Immediate actions (Do and Don't):
- Do immediately
umount /dev/sdaX partition or if it is not possible do
mount -o remount,ro /dev/sdaX where
/dev/sdaX is your partition device node.
- Do NOT write anything to partition that contains files/data that you're attempting to recover.
- Do NOT run any filesystem repair tools (fsck or like) or any utility that could modify filesystem or disk contents.
- Do NOT attempt to mount/use that partition before your initial stage backups are ready.
Before starting recovery:
You should always make disk or partition image before attempting to recover any files from broken filesystem. When you have image file you can always rollback if something goes wrong with recovery process and situation gets worse.
- You could replicate your backup and run through different recovery methods at same time, effectively saving time spent at overall recovery process.
- You could restart whole recovery process from beginning if something goes terribly wrong with recovery [recovery tools fail, further data corruption, head crash etc. renders original source inoperable, ...]
- In given situation, it just is very bad idea to work directly on device where your most valuable data resides.
Preparing for recovery:
There are several ways and utilities that could help with image creation, one example is using linux utility called
dd. This utility can copy every bit from HDD to file.

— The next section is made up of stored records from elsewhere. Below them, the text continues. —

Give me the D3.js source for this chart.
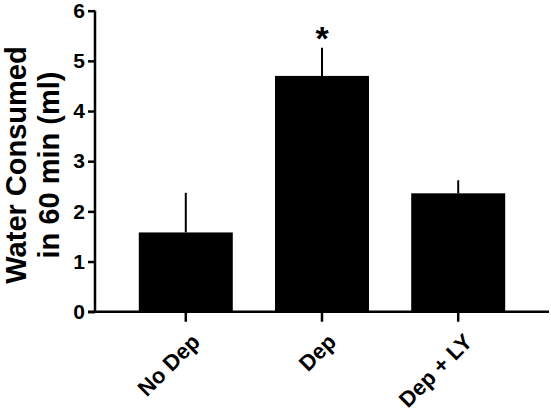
<!DOCTYPE html><html><head><script src="https://cdn.jsdelivr.net/npm/d3@7"></script>
<style>body{margin:0;background:#fff}text{font-family:"Liberation Sans",Arial,sans-serif;font-weight:bold}</style></head><body><svg id="c" width="551" height="412"></svg><script>
const categories=["No Dep","Dep","Dep + LY"];
const means=[1.58,4.70,2.36];
const errors=[0.79,0.56,0.26];
const yTicks=[0,1,2,3,4,5,6];
const stars=["","*",""];
const svg=d3.select("#c");
const y=d3.scaleLinear().domain([0,6]).range([311.7,10.7]);
const x=d3.scaleBand().domain(categories).range([117,527]).paddingInner(0.31).paddingOuter(0.16);
const g=svg.append("g");
g.selectAll(".bar").data(categories).join("rect").attr("x",d=>x(d)).attr("width",x.bandwidth())
 .attr("y",(d,i)=>y(means[i])).attr("height",(d,i)=>y(0)-y(means[i])).attr("fill","#000");
g.selectAll(".err").data(categories).join("line").attr("x1",d=>x(d)+x.bandwidth()/2).attr("x2",d=>x(d)+x.bandwidth()/2)
 .attr("y1",(d,i)=>y(means[i])).attr("y2",(d,i)=>y(means[i]+errors[i])).attr("stroke","#000").attr("stroke-width",2);
g.selectAll(".star").data(categories).join("text").attr("x",d=>x(d)+x.bandwidth()/2).attr("y",(d,i)=>y(means[i]+errors[i])+2)
 .attr("text-anchor","middle").attr("font-size",34).text((d,i)=>stars[i]);
const ya=svg.append("g").attr("transform","translate(95,0)").call(d3.axisLeft(y).tickValues(yTicks).tickSize(7).tickFormat(d3.format("d")));
ya.select(".domain").attr("stroke-width",2.5).attr("d","M0,"+y(6)+"V"+y(0));
ya.selectAll(".tick line").attr("stroke-width",2.5);
ya.selectAll(".tick text").attr("font-size",21).attr("x",-10).attr("fill","#000");
const xa=svg.append("g").attr("transform","translate(0,"+y(0)+")").call(d3.axisBottom(x).tickSize(10));
xa.select(".domain").attr("stroke-width",2.5).attr("d","M88,0H549");
xa.selectAll(".tick line").attr("stroke-width",2.5);
xa.selectAll(".tick text").attr("font-size",22).attr("fill","#000").attr("text-anchor","end")
 .attr("transform","translate(10,26) rotate(-45)").attr("dy","0.35em").attr("y",0).attr("x",0);
const t=svg.append("text").attr("transform","translate(0,165) rotate(-90)").attr("text-anchor","middle").attr("font-size",29).attr("fill","#000");
t.append("tspan").attr("x",0).attr("y",26).text("Water Consumed");
t.append("tspan").attr("x",0).attr("y",59).text("in 60 min (ml)");
</script></body></html>
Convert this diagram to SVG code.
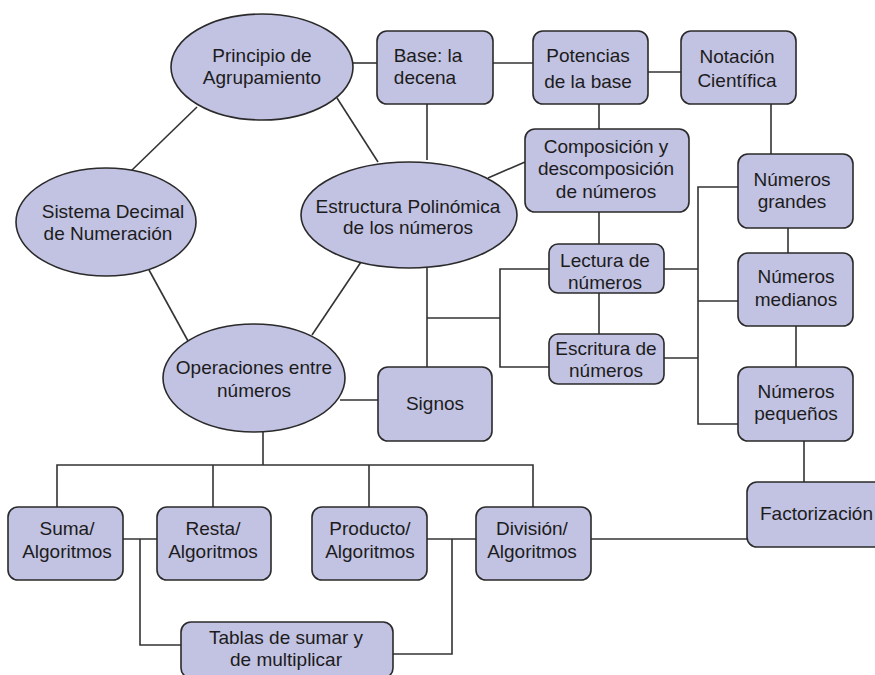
<svg xmlns="http://www.w3.org/2000/svg" width="875" height="675" viewBox="0 0 875 675">
<style>
.n{fill:#c2c2e2;stroke:#2a2a2a;stroke-width:1.6}
.t{font-family:"Liberation Sans",Arial,sans-serif;font-size:19px;fill:#1c1c1c;text-anchor:middle}
#connectors path{fill:none;stroke:#333;stroke-width:1.6}
</style>
<rect width="875" height="675" fill="#fff"/>
<g id="connectors">
<path d="M353 63H377"/>
<path d="M493 63H533"/>
<path d="M648 72H681"/>
<path d="M427 104V160"/>
<path d="M197 107L131 171"/>
<path d="M337 98L378 162"/>
<path d="M599 104V129"/>
<path d="M525 162L488 178"/>
<path d="M771 104V154"/>
<path d="M149 270L188 341"/>
<path d="M361 262L312 335"/>
<path d="M427 268V367"/>
<path d="M427 318H500"/>
<path d="M549 269H500V367H549"/>
<path d="M599 212V244"/>
<path d="M599 293V334"/>
<path d="M340 400H378"/>
<path d="M664 269H698"/>
<path d="M664 358H698"/>
<path d="M738 187H698V424H738"/>
<path d="M698 301H738"/>
<path d="M788 228V253"/>
<path d="M796 326V367"/>
<path d="M804 441V482"/>
<path d="M263 432V465"/>
<path d="M57 507V465H533V507"/>
<path d="M213 465V507"/>
<path d="M369 465V507"/>
<path d="M123 539H157"/>
<path d="M140 539V645H181"/>
<path d="M427 539H476"/>
<path d="M452 539V654H393"/>
<path d="M591 539H747"/>
</g>
<g id="principio"><ellipse class="n" cx="262" cy="67" rx="91" ry="53"/><text class="t" x="262" y="62">Principio de</text><text class="t" x="262" y="84">Agrupamiento</text></g>
<g id="base"><rect class="n" x="377" y="31" width="116" height="73" rx="10"/><text class="t" x="428" y="62">Base: la</text><text class="t" x="425" y="84">decena</text></g>
<g id="potencias"><rect class="n" x="533" y="31" width="115" height="73" rx="10"/><text class="t" x="588" y="62">Potencias</text><text class="t" x="588" y="88">de la base</text></g>
<g id="notacion"><rect class="n" x="681" y="31" width="115" height="73" rx="10"/><text class="t" x="737" y="63">Notación</text><text class="t" x="737" y="87">Científica</text></g>
<g id="composicion"><rect class="n" x="525" y="129" width="164" height="83" rx="10"/><text class="t" x="606" y="153">Composición y</text><text class="t" x="606" y="175">descomposición</text><text class="t" x="606" y="198">de números</text></g>
<g id="sistema"><ellipse class="n" cx="106" cy="222" rx="90" ry="54"/><text class="t" x="113" y="218">Sistema Decimal</text><text class="t" x="108" y="240">de Numeración</text></g>
<g id="estructura"><ellipse class="n" cx="409" cy="215" rx="108" ry="53"/><text class="t" x="408" y="213">Estructura Polinómica</text><text class="t" x="408" y="234">de los números</text></g>
<g id="grandes"><rect class="n" x="738" y="154" width="115" height="74" rx="10"/><text class="t" x="792" y="186">Números</text><text class="t" x="792" y="208">grandes</text></g>
<g id="lectura"><rect class="n" x="549" y="244" width="115" height="49" rx="9"/><text class="t" x="605" y="267">Lectura de</text><text class="t" x="605" y="289">números</text></g>
<g id="medianos"><rect class="n" x="738" y="253" width="115" height="73" rx="10"/><text class="t" x="796" y="283">Números</text><text class="t" x="796" y="306">medianos</text></g>
<g id="escritura"><rect class="n" x="549" y="334" width="115" height="50" rx="9"/><text class="t" x="606" y="355">Escritura de</text><text class="t" x="606" y="377">números</text></g>
<g id="operaciones"><ellipse class="n" cx="254" cy="378" rx="91" ry="54"/><text class="t" x="254" y="374">Operaciones entre</text><text class="t" x="254" y="397">números</text></g>
<g id="signos"><rect class="n" x="378" y="367" width="114" height="74" rx="10"/><text class="t" x="435" y="410">Signos</text></g>
<g id="pequenos"><rect class="n" x="738" y="367" width="115" height="74" rx="10"/><text class="t" x="796" y="398">Números</text><text class="t" x="796" y="420">pequeños</text></g>
<g id="factorizacion"><rect class="n" x="747" y="482" width="145" height="65" rx="10"/><text class="t" x="760" y="520" style="text-anchor:start">Factorización</text></g>
<g id="suma"><rect class="n" x="8" y="507" width="115" height="73" rx="10"/><text class="t" x="67" y="535">Suma/</text><text class="t" x="67" y="558">Algoritmos</text></g>
<g id="resta"><rect class="n" x="157" y="507" width="114" height="73" rx="10"/><text class="t" x="213" y="535">Resta/</text><text class="t" x="213" y="558">Algoritmos</text></g>
<g id="producto"><rect class="n" x="312" y="507" width="115" height="73" rx="10"/><text class="t" x="370" y="535">Producto/</text><text class="t" x="370" y="558">Algoritmos</text></g>
<g id="division"><rect class="n" x="476" y="507" width="115" height="73" rx="10"/><text class="t" x="532" y="535">División/</text><text class="t" x="532" y="558">Algoritmos</text></g>
<g id="tablas"><rect class="n" x="181" y="622" width="212" height="56" rx="10"/><text class="t" x="286" y="644">Tablas de sumar y</text><text class="t" x="286" y="666">de multiplicar</text></g>
</svg>
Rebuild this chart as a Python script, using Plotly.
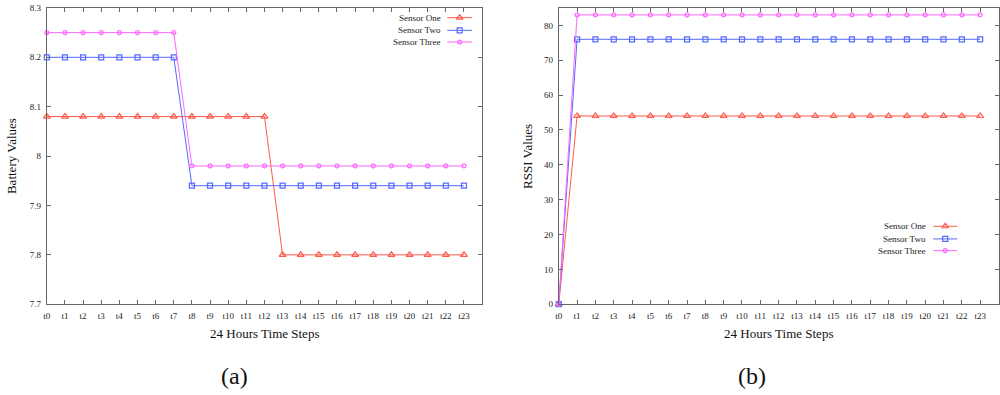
import plotly.graph_objects as go

# ---------------- data ----------------
time_labels = ["t0", "t1", "t2", "t3", "t4", "t5", "t6", "t7", "t8", "t9", "t10", "t11",
               "t12", "t13", "t14", "t15", "t16", "t17", "t18", "t19", "t20", "t21", "t22", "t23"]
steps = list(range(len(time_labels)))

series_names = ["Sensor One", "Sensor Two", "Sensor Three"]

battery_one = [8.08] * 13 + [7.80] * 11
battery_two = [8.20] * 8 + [7.94] * 16
battery_three = [8.25] * 8 + [7.98] * 16

rssi_one = [0] + [54] * 23
rssi_two = [0] + [76] * 23
rssi_three = [0] + [83] * 23

battery_ticks = [7.7, 7.8, 7.9, 8.0, 8.1, 8.2, 8.3]
battery_ticktext = ["7.7", "7.8", "7.9", "8", "8.1", "8.2", "8.3"]
rssi_ticks = [0, 10, 20, 30, 40, 50, 60, 70, 80]

# ---------------- style ----------------
W, H = 1000, 395
FONT = "Liberation Serif"
colors = ["#ff5a4a", "#5468ff", "#ff66ff"]
symbols = ["triangle-up-open", "square-open", "circle-open"]
msizes = [6, 5, 4]
AX = "#666666"

def px_x(p):
    return p / W

def px_y(p):
    return (H - p) / H

fig = go.Figure()

battery = [battery_one, battery_two, battery_three]
rssi = [rssi_one, rssi_two, rssi_three]

def mk(i):
    return dict(symbol=symbols[i], size=msizes[i], color=colors[i], line=dict(width=1.2, color=colors[i]))

for i in range(3):
    fig.add_trace(go.Scatter(
        x=steps, y=battery[i], mode="lines+markers", name=series_names[i],
        line=dict(color=colors[i], width=1), marker=mk(i),
        cliponaxis=False, showlegend=False, xaxis="x", yaxis="y"))
for i in range(3):
    fig.add_trace(go.Scatter(
        x=steps, y=rssi[i], mode="lines+markers", name=series_names[i],
        line=dict(color=colors[i], width=1), marker=mk(i),
        cliponaxis=False, showlegend=False, xaxis="x2", yaxis="y2"))

# custom gnuplot-style legends (text then sample) on a pixel overlay axis
legend_specs = [
    dict(text_right=441, x0=445, x1=470, ys=[13, 26, 38]),
    dict(text_right=928, x0=933, x1=957, ys=[227, 240, 252]),
]
annotations = []
for spec in legend_specs:
    for i in range(3):
        yy = spec["ys"][i]
        fig.add_trace(go.Scatter(
            x=[spec["x0"], spec["x1"]], y=[yy, yy], mode="lines",
            line=dict(color=colors[i], width=1), showlegend=False, hoverinfo="skip",
            xaxis="x3", yaxis="y3"))
        fig.add_trace(go.Scatter(
            x=[(spec["x0"] + spec["x1"]) / 2], y=[yy], mode="markers", marker=mk(i),
            showlegend=False, hoverinfo="skip", xaxis="x3", yaxis="y3"))
        annotations.append(dict(
            x=px_x(spec["text_right"]), y=px_y(yy), xref="paper", yref="paper",
            text=series_names[i], showarrow=False, xanchor="right", yanchor="middle",
            font=dict(family=FONT, size=9, color="#222222")))

# axis titles & panel labels
title_font = dict(family=FONT, size=13, color="#111111")
annotations += [
    dict(x=px_x(261.5), y=px_y(337), xref="paper", yref="paper", text="24 Hours Time Steps",
         showarrow=False, xanchor="center", yanchor="middle", font=title_font),
    dict(x=px_x(778), y=px_y(337), xref="paper", yref="paper", text="24 Hours Time Steps",
         showarrow=False, xanchor="center", yanchor="middle", font=title_font),
    dict(x=px_x(7), y=px_y(155), xref="paper", yref="paper", text="Battery Values", textangle=-90,
         showarrow=False, xanchor="center", yanchor="middle", font=title_font),
    dict(x=px_x(525), y=px_y(155), xref="paper", yref="paper", text="RSSI Values", textangle=-90,
         showarrow=False, xanchor="center", yanchor="middle", font=title_font),
    dict(x=px_x(231), y=px_y(381), xref="paper", yref="paper", text="(a)",
         showarrow=False, xanchor="center", yanchor="middle", font=dict(family=FONT, size=24, color="#111111")),
    dict(x=px_x(751), y=px_y(381), xref="paper", yref="paper", text="(b)",
         showarrow=False, xanchor="center", yanchor="middle", font=dict(family=FONT, size=24, color="#111111")),
]

tickfont = dict(family=FONT, size=9, color="#222222")
common_x = dict(range=[0, 24], tickvals=steps, ticktext=time_labels, ticks="inside", ticklen=4,
                tickcolor=AX, showline=True, linecolor=AX, linewidth=1, mirror="allticks",
                showgrid=False, zeroline=False, tickfont=tickfont, fixedrange=True,
                ticklabelstandoff=3, ticklabeloverflow="allow")
common_y = dict(ticks="inside", ticklen=4, tickcolor=AX, showline=True, linecolor=AX, linewidth=1,
                mirror="allticks", showgrid=False, zeroline=False, tickfont=tickfont, fixedrange=True,
                ticklabelstandoff=3, ticklabeloverflow="allow")

fig.update_layout(
    width=W, height=H,
    margin=dict(l=0, r=0, t=0, b=0),
    paper_bgcolor="white", plot_bgcolor="rgba(0,0,0,0)",
    showlegend=False,
    xaxis=dict(domain=[px_x(43), px_x(480)], anchor="y", **common_x),
    yaxis=dict(domain=[px_y(307), px_y(3)], anchor="x", range=[7.7, 8.3],
               tickvals=battery_ticks, ticktext=battery_ticktext, **common_y),
    xaxis2=dict(domain=[px_x(557), px_x(998.5)], anchor="y2", **common_x),
    yaxis2=dict(domain=[px_y(307), px_y(3)], anchor="x2", range=[0, 85],
                tickvals=rssi_ticks, **common_y),
    xaxis3=dict(domain=[0, 1], range=[0, W], visible=False, anchor="y3", fixedrange=True),
    yaxis3=dict(domain=[0, 1], range=[H, 0], visible=False, anchor="x3", fixedrange=True),
    annotations=annotations,
)

fig.write_html("out.html", config={"displayModeBar": False},
               post_script="document.body.style.margin='0';document.body.style.overflow='hidden';")
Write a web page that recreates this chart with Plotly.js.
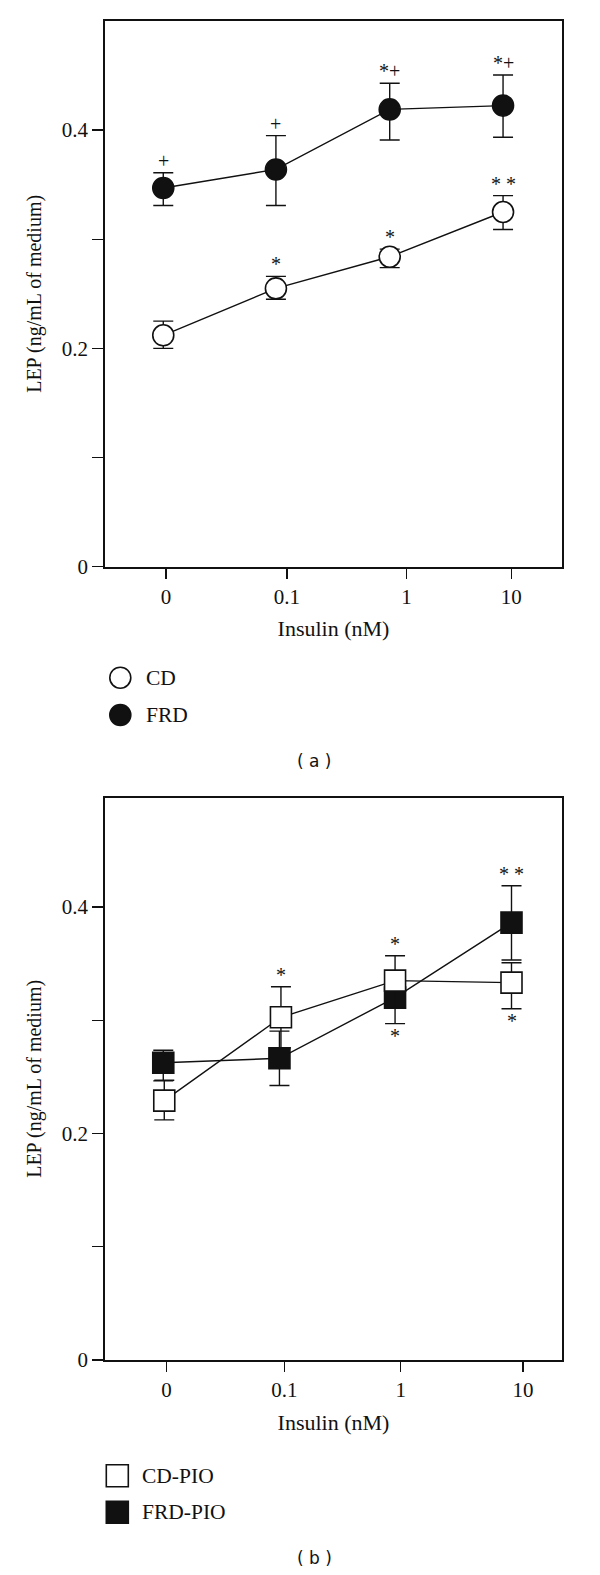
<!DOCTYPE html>
<html><head><meta charset="utf-8">
<script src="https://cdn.plot.ly/plotly-3.0.1.min.js"></script>
<style>body{margin:0;background:#fff}#chart{width:600px;height:1575px}</style>
</head><body><div id="chart"></div>
<script>
// ---------- data ----------
const doseLabels = ['0', '0.1', '1', '10'];
// positions of the dose categories on the (non-uniform) dose axis, in axis units
const tickPosA = [0.1334, 0.398, 0.6597, 0.889];
const xPosA = [0.1275, 0.374, 0.623, 0.871];
const tickPosB = [0.1347, 0.3924, 0.6472, 0.9148];
const xPosB_CD = [0.1297, 0.385, 0.6347, 0.8895];
const xPosB_FRD = [0.1275, 0.3817, 0.6347, 0.8895];

// panel (a)
const cdMean = [0.212, 0.255, 0.284, 0.325];
const cdErrUp = [0.013, 0.011, 0.007, 0.015];
const cdErrDown = [0.012, 0.010, 0.010, 0.016];
const frdMean = [0.347, 0.364, 0.419, 0.4225];
const frdErrUp = [0.014, 0.031, 0.024, 0.028];
const frdErrDown = [0.016, 0.033, 0.028, 0.029];
const cdSigAbove = ['', '*', '*', '* *'];
const frdSigAbove = ['+', '+', '*+', '*+'];

// panel (b)
const cdPioMean = [0.229, 0.3026, 0.335, 0.3332];
const cdPioErrUp = [0.018, 0.027, 0.022, 0.0176];
const cdPioErrDown = [0.017, 0.027, 0.0245, 0.023];
const frdPioMean = [0.2625, 0.2664, 0.320, 0.3862];
const frdPioErrUp = [0.011, 0.024, 0.023, 0.0326];
const frdPioErrDown = [0.016, 0.024, 0.023, 0.033];
const cdPioSigAbove = ['', '*', '*', ''];
const cdPioSigBelow = ['', '', '', '*'];
const frdPioSigAbove = ['', '', '', '* *'];
const frdPioSigBelow = ['', '', '*', ''];

const yTickVals = [0, 0.1, 0.2, 0.3, 0.4];
const yTickText = ['0', '', '0.2', '', '0.4'];
const namesA = ['CD', 'FRD'];
const namesB = ['CD-PIO', 'FRD-PIO'];

// ---------- layout constants ----------
const W = 600, H = 1575, ML = 105, MR = 38, MT = 21, MB = 215;
const PW = W - ML - MR, PH = H - MT - MB;
const px = v => (v - ML) / PW;          // pixel x -> paper
const py = v => (H - MB - v) / PH;      // pixel y -> paper
const SERIF = "'Liberation Serif', 'Times New Roman', serif";
const BLACK = '#111';

function lineTrace(x, y, up, down, xa, ya) {
  return {
    x: x, y: y, xaxis: xa, yaxis: ya, mode: 'lines', showlegend: false, hoverinfo: 'skip',
    line: {color: BLACK, width: 1.4},
    error_y: {type: 'data', symmetric: false, array: up, arrayminus: down,
              color: BLACK, thickness: 1.4, width: 10}
  };
}
function markerTrace(x, y, xa, ya, symbol, fill, name) {
  return {
    x: x, y: y, xaxis: xa, yaxis: ya, mode: 'markers', name: name, showlegend: false,
    marker: {symbol: symbol, size: 21, color: fill, line: {color: BLACK, width: 1.6}}
  };
}
function sigAnn(xs, ys, errs, labels, xa, ya, dir) {
  const out = [];
  labels.forEach((t, i) => {
    if (!t) return;
    out.push({x: xs[i], y: ys[i] + dir * errs[i], xref: xa, yref: ya, text: t,
              showarrow: false, yanchor: 'middle', yshift: dir * 12,
              font: {family: SERIF, size: 20, color: BLACK}});
  });
  return out;
}

const traces = [
  lineTrace(xPosA, cdMean, cdErrUp, cdErrDown, 'x', 'y'),
  markerTrace(xPosA, cdMean, 'x', 'y', 'circle', '#fff', namesA[0]),
  lineTrace(xPosA, frdMean, frdErrUp, frdErrDown, 'x', 'y'),
  markerTrace(xPosA, frdMean, 'x', 'y', 'circle', BLACK, namesA[1]),
  lineTrace(xPosB_FRD, frdPioMean, frdPioErrUp, frdPioErrDown, 'x2', 'y2'),
  markerTrace(xPosB_FRD, frdPioMean, 'x2', 'y2', 'square', BLACK, namesB[1]),
  lineTrace(xPosB_CD, cdPioMean, cdPioErrUp, cdPioErrDown, 'x2', 'y2'),
  markerTrace(xPosB_CD, cdPioMean, 'x2', 'y2', 'square', '#fff', namesB[0])
];

function xAxis(ticks, anchor) {
  return {
    domain: [0, 1], range: [0, 1], anchor: anchor, showgrid: false, zeroline: false,
    showline: true, mirror: true, linecolor: BLACK, linewidth: 1.9,
    ticks: 'outside', ticklen: 10, tickwidth: 1.4, tickcolor: BLACK,
    tickmode: 'array', tickvals: ticks, ticktext: doseLabels,
    tickfont: {family: SERIF, size: 21, color: BLACK},
    title: {text: 'Insulin (nM)', font: {family: SERIF, size: 22, color: BLACK}, standoff: 13}
  };
}
function yAxis(domain, range, anchor) {
  return {
    domain: domain, range: range, anchor: anchor, showgrid: false, zeroline: false,
    showline: true, mirror: true, linecolor: BLACK, linewidth: 1.9,
    ticks: 'outside', ticklen: 11, tickwidth: 1.4, tickcolor: BLACK,
    tickmode: 'array', tickvals: yTickVals, ticktext: yTickText,
    tickfont: {family: SERIF, size: 21, color: BLACK},
    title: {text: 'LEP (ng/mL of medium)', font: {family: SERIF, size: 20, color: BLACK}, standoff: 15}
  };
}

// manual legends (symbols + labels)
const legendShapes = [];
const legendAnns = [];
function legendItem(cx, cy, shape, fill, label, size, textX) {
  const r = size / 2;
  legendShapes.push({type: shape, xref: 'paper', yref: 'paper',
    x0: px(cx - r), x1: px(cx + r), y0: py(cy + r), y1: py(cy - r),
    fillcolor: fill, line: {color: BLACK, width: 1.6}});
  legendAnns.push({xref: 'paper', yref: 'paper', x: px(textX), y: py(cy), text: label,
    showarrow: false, xanchor: 'left', yanchor: 'middle',
    font: {family: SERIF, size: 21.5, color: BLACK}});
}
legendItem(120.3, 677.7, 'circle', '#fff', namesA[0], 21, 144);
legendItem(120.3, 715, 'circle', BLACK, namesA[1], 21, 144);
legendItem(117.3, 1475.7, 'rect', '#fff', namesB[0], 22, 139.5);
legendItem(117.3, 1512.3, 'rect', BLACK, namesB[1], 22, 139.5);

const panelFont = {family: "'DejaVu Sans', sans-serif", size: 17, color: BLACK};
const panelAnns = [
  {xref: 'paper', yref: 'paper', x: px(314), y: py(761), text: '( a )', showarrow: false,
   xanchor: 'center', yanchor: 'middle', font: panelFont},
  {xref: 'paper', yref: 'paper', x: px(314), y: py(1558), text: '( b )', showarrow: false,
   xanchor: 'center', yanchor: 'middle', font: panelFont}
];

const annotations = [].concat(
  sigAnn(xPosA, cdMean, cdErrUp, cdSigAbove, 'x', 'y', 1),
  sigAnn(xPosA, frdMean, frdErrUp, frdSigAbove, 'x', 'y', 1),
  sigAnn(xPosB_CD, cdPioMean, cdPioErrUp, cdPioSigAbove, 'x2', 'y2', 1),
  sigAnn(xPosB_CD, cdPioMean, cdPioErrDown, cdPioSigBelow, 'x2', 'y2', -1),
  sigAnn(xPosB_FRD, frdPioMean, frdPioErrUp, frdPioSigAbove, 'x2', 'y2', 1),
  sigAnn(xPosB_FRD, frdPioMean, frdPioErrDown, frdPioSigBelow, 'x2', 'y2', -1),
  legendAnns, panelAnns
);

const layout = {
  width: W, height: H, margin: {l: ML, r: MR, t: MT, b: MB, pad: 0},
  paper_bgcolor: '#fff', plot_bgcolor: '#fff', showlegend: false,
  xaxis: xAxis(tickPosA, 'y'),
  yaxis: yAxis([py(566.7), 1], [0, 0.5], 'x'),
  xaxis2: xAxis(tickPosB, 'y2'),
  yaxis2: yAxis([0, py(797.7)], [0, 0.4965], 'x2'),
  annotations: annotations,
  shapes: legendShapes
};

Plotly.newPlot('chart', traces, layout, {staticPlot: true, displayModeBar: false});
</script></body></html>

However, doing disk images this way might eat a lot of disk space, 2000GB file for 2000GB disk because
dd does not look at filesystem or data stored to harddisk but instead just tries to copy every bit it can see. Using compression is must (at least for bigger disks), even if using fastest compression method it still eliminates most zeros[RLE] from file. This example copies disk
# Disk image + compression with bzip2:
dd if=/dev/sda of=/dev/stdout bs=1M | bzip2 > /mount/backups/disk1.img.bz2
# Or compression with gzip:
dd if=/dev/sda of=/dev/stdout bs=1M | gzip > /mount/backups/disk1.img.gz
If you are taking image from defective source then use
ddrescue instead of
dd (ddrescue is similar utility but it can retry/skip sectors in case errors).
How to recover files:
Good file recovery utilities for EXT file systems are
extundelete and ext3grep.
debugfs could help but requires some undestanding of underlying filesystem, you can try if it can read your filesystem. See
dump provided by
debugfs to view and copy files.
testdisk is another utility used to find and repair partition tables from disk.
fsck -t ext3 -f -y is also worth to try but remember that this is will write directly to source so make sure that you have backup.
photorec if all above fails try this. Photorec will try to find files by headers so it can only recover known types listed here but it probably can recover at least something because it does not need to know anything about filesystem but instead it works directly on raw data. However if files is non-contiguous it is possible that some files are not fully recovered.
Another utilities with likewise functinality is Foremost and Magicr Rescue.
Remember that some recovery / checking utilities can also make situation worser by corrupting data, this is why you really should first create full disk backup before proceeding with recovery.
Disk image compression could be effectively done with LZ4 or DEFLATE as both have good RLE support, and of course any lossless algorithms will do (more or less effectively).
There is also a lot of other recovery utilities all over Google.